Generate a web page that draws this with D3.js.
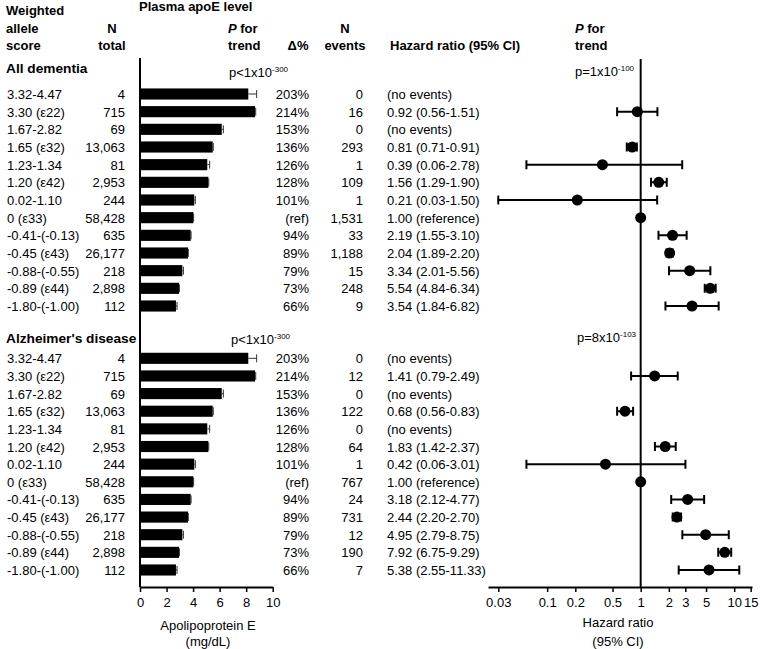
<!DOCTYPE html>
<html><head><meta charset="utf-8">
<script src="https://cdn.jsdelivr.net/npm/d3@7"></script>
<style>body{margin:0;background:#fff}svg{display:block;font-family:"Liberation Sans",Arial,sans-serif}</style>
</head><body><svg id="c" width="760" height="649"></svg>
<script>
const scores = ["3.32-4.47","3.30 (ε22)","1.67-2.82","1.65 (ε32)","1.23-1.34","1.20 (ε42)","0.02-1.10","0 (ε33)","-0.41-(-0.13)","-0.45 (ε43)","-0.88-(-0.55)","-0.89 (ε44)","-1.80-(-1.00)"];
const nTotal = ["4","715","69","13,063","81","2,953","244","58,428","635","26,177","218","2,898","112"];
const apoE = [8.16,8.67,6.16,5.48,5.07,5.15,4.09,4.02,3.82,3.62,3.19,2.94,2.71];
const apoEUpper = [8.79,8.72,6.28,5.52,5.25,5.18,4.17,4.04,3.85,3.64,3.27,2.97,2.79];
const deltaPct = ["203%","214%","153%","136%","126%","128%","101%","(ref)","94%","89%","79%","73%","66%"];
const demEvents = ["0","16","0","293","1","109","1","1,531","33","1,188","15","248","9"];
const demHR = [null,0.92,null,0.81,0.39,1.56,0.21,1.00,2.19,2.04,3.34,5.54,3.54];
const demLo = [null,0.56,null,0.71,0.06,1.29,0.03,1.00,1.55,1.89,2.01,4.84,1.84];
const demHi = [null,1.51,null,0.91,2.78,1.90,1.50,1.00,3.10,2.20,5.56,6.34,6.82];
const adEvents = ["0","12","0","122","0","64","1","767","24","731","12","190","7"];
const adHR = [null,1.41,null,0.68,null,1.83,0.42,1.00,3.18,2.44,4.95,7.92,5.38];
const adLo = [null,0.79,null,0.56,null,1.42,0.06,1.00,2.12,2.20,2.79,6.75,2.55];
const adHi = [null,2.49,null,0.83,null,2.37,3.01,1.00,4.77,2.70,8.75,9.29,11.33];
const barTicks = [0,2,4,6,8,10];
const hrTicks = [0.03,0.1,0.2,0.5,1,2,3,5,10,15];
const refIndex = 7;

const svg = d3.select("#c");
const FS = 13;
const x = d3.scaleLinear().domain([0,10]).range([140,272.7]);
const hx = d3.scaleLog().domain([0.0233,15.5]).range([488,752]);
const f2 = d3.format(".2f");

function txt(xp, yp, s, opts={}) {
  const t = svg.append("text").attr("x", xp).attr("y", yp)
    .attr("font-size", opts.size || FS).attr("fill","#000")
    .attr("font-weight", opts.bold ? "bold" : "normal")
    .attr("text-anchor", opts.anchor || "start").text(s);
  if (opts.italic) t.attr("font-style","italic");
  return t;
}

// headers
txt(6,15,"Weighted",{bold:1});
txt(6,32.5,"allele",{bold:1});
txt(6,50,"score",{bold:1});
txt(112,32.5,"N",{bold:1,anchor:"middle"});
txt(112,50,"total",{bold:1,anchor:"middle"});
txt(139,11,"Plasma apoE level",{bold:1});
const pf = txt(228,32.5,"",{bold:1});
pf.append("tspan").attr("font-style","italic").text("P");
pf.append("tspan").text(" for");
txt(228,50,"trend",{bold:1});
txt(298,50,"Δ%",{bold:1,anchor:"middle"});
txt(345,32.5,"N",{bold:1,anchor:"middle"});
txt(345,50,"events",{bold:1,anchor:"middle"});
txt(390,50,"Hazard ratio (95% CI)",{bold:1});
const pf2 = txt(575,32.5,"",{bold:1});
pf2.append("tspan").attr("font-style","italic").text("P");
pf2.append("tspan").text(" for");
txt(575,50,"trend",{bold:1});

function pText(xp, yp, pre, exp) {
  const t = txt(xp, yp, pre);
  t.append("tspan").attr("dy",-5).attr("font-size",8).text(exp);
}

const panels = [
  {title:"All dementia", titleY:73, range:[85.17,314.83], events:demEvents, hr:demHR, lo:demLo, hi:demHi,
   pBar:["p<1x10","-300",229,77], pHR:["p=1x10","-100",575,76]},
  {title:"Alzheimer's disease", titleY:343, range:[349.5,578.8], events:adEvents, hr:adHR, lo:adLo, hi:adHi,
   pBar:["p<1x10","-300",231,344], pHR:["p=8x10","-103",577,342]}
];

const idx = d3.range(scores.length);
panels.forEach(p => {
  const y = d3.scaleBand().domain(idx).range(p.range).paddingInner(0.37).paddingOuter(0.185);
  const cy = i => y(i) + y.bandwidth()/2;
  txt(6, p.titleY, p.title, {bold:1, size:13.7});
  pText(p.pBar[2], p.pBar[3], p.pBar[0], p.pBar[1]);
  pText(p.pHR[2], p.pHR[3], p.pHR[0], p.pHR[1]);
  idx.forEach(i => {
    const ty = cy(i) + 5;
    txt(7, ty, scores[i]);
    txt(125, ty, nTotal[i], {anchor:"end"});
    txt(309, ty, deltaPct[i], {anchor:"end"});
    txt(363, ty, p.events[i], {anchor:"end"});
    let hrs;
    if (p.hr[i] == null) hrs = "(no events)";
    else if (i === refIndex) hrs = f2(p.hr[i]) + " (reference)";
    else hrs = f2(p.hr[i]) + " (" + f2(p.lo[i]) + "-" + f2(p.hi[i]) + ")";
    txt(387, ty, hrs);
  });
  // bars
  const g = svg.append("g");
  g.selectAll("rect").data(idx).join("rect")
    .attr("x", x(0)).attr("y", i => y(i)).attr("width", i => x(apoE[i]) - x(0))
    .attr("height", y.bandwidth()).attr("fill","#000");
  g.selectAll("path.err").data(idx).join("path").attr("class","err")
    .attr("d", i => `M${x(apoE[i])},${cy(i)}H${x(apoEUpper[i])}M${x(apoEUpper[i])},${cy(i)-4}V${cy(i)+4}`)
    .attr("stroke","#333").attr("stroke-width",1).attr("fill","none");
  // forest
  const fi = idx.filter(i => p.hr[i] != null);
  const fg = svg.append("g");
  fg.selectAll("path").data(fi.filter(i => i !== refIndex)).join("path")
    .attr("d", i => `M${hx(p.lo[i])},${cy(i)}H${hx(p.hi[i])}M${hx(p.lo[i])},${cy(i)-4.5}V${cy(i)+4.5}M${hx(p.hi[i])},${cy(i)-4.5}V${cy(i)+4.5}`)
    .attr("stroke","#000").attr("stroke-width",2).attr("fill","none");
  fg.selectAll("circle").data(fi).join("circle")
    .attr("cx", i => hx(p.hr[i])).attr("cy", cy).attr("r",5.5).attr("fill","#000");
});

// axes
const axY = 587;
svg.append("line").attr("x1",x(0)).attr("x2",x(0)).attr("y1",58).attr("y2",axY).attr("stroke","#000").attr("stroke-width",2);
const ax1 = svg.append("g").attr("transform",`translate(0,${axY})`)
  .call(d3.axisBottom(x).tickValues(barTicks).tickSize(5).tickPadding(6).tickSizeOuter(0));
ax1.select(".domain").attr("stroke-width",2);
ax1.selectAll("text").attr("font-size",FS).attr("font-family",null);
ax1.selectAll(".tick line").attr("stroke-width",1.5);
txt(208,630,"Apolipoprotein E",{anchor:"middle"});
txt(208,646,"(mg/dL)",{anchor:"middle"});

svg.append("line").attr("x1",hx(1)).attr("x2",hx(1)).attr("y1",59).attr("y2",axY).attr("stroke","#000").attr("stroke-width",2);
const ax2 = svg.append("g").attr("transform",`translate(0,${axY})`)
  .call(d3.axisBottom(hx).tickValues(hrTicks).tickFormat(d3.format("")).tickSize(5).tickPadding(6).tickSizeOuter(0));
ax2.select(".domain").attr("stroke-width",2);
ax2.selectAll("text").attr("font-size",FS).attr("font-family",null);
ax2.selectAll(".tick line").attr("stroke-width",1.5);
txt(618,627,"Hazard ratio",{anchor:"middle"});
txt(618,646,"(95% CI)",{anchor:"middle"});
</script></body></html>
++++++++++++++++++++
| What you need to do |
Reproduce the material above from its first line through the line containing "const refIndex = 7;", both ends included, and skip every picture.

| The output |
Generate a web page that draws this with D3.js.
<!DOCTYPE html>
<html><head><meta charset="utf-8">
<script src="https://cdn.jsdelivr.net/npm/d3@7"></script>
<style>body{margin:0;background:#fff}svg{display:block;font-family:"Liberation Sans",Arial,sans-serif}</style>
</head><body><svg id="c" width="760" height="649"></svg>
<script>
const scores = ["3.32-4.47","3.30 (ε22)","1.67-2.82","1.65 (ε32)","1.23-1.34","1.20 (ε42)","0.02-1.10","0 (ε33)","-0.41-(-0.13)","-0.45 (ε43)","-0.88-(-0.55)","-0.89 (ε44)","-1.80-(-1.00)"];
const nTotal = ["4","715","69","13,063","81","2,953","244","58,428","635","26,177","218","2,898","112"];
const apoE = [8.16,8.67,6.16,5.48,5.07,5.15,4.09,4.02,3.82,3.62,3.19,2.94,2.71];
const apoEUpper = [8.79,8.72,6.28,5.52,5.25,5.18,4.17,4.04,3.85,3.64,3.27,2.97,2.79];
const deltaPct = ["203%","214%","153%","136%","126%","128%","101%","(ref)","94%","89%","79%","73%","66%"];
const demEvents = ["0","16","0","293","1","109","1","1,531","33","1,188","15","248","9"];
const demHR = [null,0.92,null,0.81,0.39,1.56,0.21,1.00,2.19,2.04,3.34,5.54,3.54];
const demLo = [null,0.56,null,0.71,0.06,1.29,0.03,1.00,1.55,1.89,2.01,4.84,1.84];
const demHi = [null,1.51,null,0.91,2.78,1.90,1.50,1.00,3.10,2.20,5.56,6.34,6.82];
const adEvents = ["0","12","0","122","0","64","1","767","24","731","12","190","7"];
const adHR = [null,1.41,null,0.68,null,1.83,0.42,1.00,3.18,2.44,4.95,7.92,5.38];
const adLo = [null,0.79,null,0.56,null,1.42,0.06,1.00,2.12,2.20,2.79,6.75,2.55];
const adHi = [null,2.49,null,0.83,null,2.37,3.01,1.00,4.77,2.70,8.75,9.29,11.33];
const barTicks = [0,2,4,6,8,10];
const hrTicks = [0.03,0.1,0.2,0.5,1,2,3,5,10,15];
const refIndex = 7;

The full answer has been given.